A bill entitled the "Long-Term, Investment, Competitiveness, Pension Protection and Corporate Takeover Reform Act of 1991.
Long-Term Investment, Competitiveness, Pension Protection and Corporate Takeover Reform Act of 1991 - Amends the Employee Retirement Income Security Act of 1974 to prohibit pension plans from making more than 30 percent of their annual income from stock, securities, options, or forward contracts held for less than three months. Requires pension plan fiduciaries to consider long-term and short-term plan interests when making equity transactions. Prohibits any: (1) distribution of pension plan residual assets for five years following certain acquisitions of the employer's securities; or (2) use of such assets to finance acquisition of the employer's securities (including the redemption or restructuring of any indebtedness incurred in connection with the acquisition).

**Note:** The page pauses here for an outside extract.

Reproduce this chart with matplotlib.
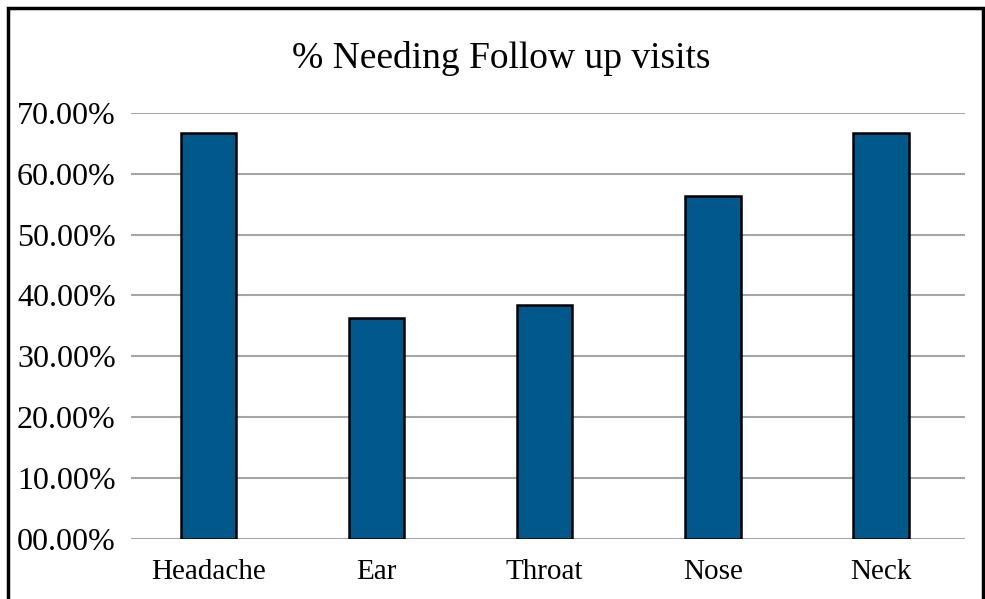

Amends the Securities Exchange Act of 1934 to require the new owner of a plant or facility acquired through certain securities transactions to abide by the terms of any existing collective bargaining agreement for a 180-day period after commencing operations. Requires the new owner to engage in good-faith collective bargaining to cover the unexpired term of any preacquisition collective bargaining agreement.
Reduces from ten days to five days the period within which the owner of more than five percent of certain securities must file ownership disclosure statements. Prohibits additional purchases by such a person until such statements have been filed. Requires that tender offers (and invitations therefor) be held open for at least 45 business days, and that well-financed offers (not highly leveraged) be held open for at least 30 business days. Increases the open-offer period to 95 business days if a qualified employee stock ownership plan announces its intention to acquire additional securities on substantially equivalent terms.
Entitles an issuer of securities to the profits realized by a five-percent shareholder who: (1) made a tender offer within six months preceding any disposition of the securities; and (2) held such securities less than six months prior to dispositions.
Sets guidelines under which Federal banking agencies must review and increase the reserve requirements of depository institutions whose loans are involved in highly leveraged transactions.
Prohibits corporate management or affiliates from acquiring substantially all of an issuer's securities unless: (1) at least 45 days have elapsed between public announcement and acquisition consummation; and (2) an independent appraiser's report of the proposed acquisition is made available at least 20 days prior to acquisition consummation.
Mandates a 50-percent cash margin requirement for tender offers and disclosure of all fees and financing expenses involved in a leveraged transaction.
Introduced in Senate
Read twice and referred to the Committee on Banking.